By Mariana Velasco
Angel is a junior targeting Chinese from Jakarta, Indonesia.
Tell me more about your background. I grew up in Jakarta all of my life, and had been to the US a couple of times with my family. Found out about Huntsman through Kevin, he graduated from the program a couple years ago, he is also from Jakarta and our parents have been friends since I can remember, so we grew up knowing each other. He was the one who told me about the program and how much he loved it. I also attended a summer program at Wharton called Leadership in the Business World. That made me one hundred percent sure that I wanted to come to Penn and that I wanted Huntsman.
Was it hard to transition to college in the US? I would say that the transition was very smooth. I actually went to a high school in Jakarta where around thirty per cent of the students were Indonesians and the rest came from all over the world. I grew up in a very multicultural environment which I really loved. I wanted to keep that, and loved that Huntsman really embodied it.. Jakarta is certainly overlooked when it comes to diversity and multiculturalism. It is very global and diversity is ingrained into every aspect: from restaurants to national holidays.
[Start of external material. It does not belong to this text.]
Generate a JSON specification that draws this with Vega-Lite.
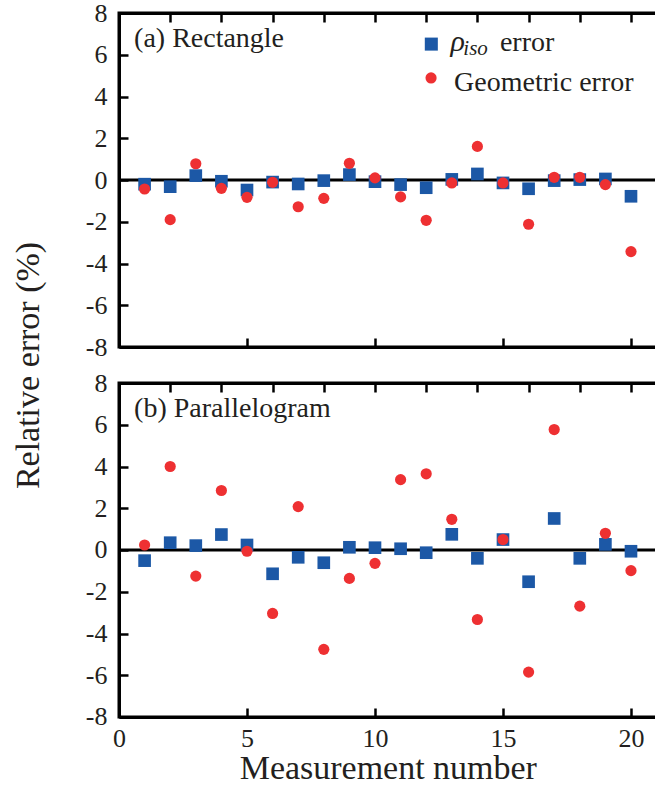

How would you describe the college curriculum for Huntsman? I feel like it is a bit more flexible than the Wharton one. I have been really liking my college classes. They normally involve a lot of writing and reading. One of my favorite classes at Penn is International Security. It was a lot of analytical writing, which is something that I miss when I am in Wharton. This semester I am taking a Chinese Art History class and we go every week to the museum to analyze an artifact with our professor. I am definitely having a lot of fun with my humanities classes. In a way, college courses very nicely complement business education.
What are some of the differences that you experience as a student in Wharton and the College? When it comes to business education, I think it is really nice to always have someone who I know in my classes. The number of students at the business school is lower, so the chances that you are going to know someone in class are really high. The college is hard to tell, you can be taking very specific classes and constantly meet new people. I see the College as the space to truly personalize my education, it adds to my educational experience a more personal touch, while Wharton is much more focused on building a specific set of skills.
What is special about Huntsman? It is special that we all live together the first year. The first night we met, we all instantly bonded. It felt very magical. Despite forty five of us being so different in terms of background/culture/upbringing, we all somehow found comfort in one another. During high school I loved global politics, but also wanted to pursue business. On top of that, I also wanted to master Chinese since I have been learning the language since the age of five. Huntsman gave me all the opportunities I wanted to pursue. You also have the study abroad experience, not to mention the community. I really could not find anything quite like it elsewhere. If these are the things that interest you, Huntsman is really perfect for you.
What international issue do you care a lot about? Recently, how drug trafficking affects children. My friend in high school was involved in helping an NGO working on these issues back home. It is a big issue in Indonesia and I care a lot about it. The issue is very systematic and it can affect people who are very close to you.
What do you do in your spare time? I love pilates because of my mom, I grew up watching her do it. I also grew up doing martial arts. I also love exploring Philly with my friends. I make it a point to go on random walks to find local shops and try new foods. I try to go to areas that other people don’t normally explore. I think that’s what makes it so exciting!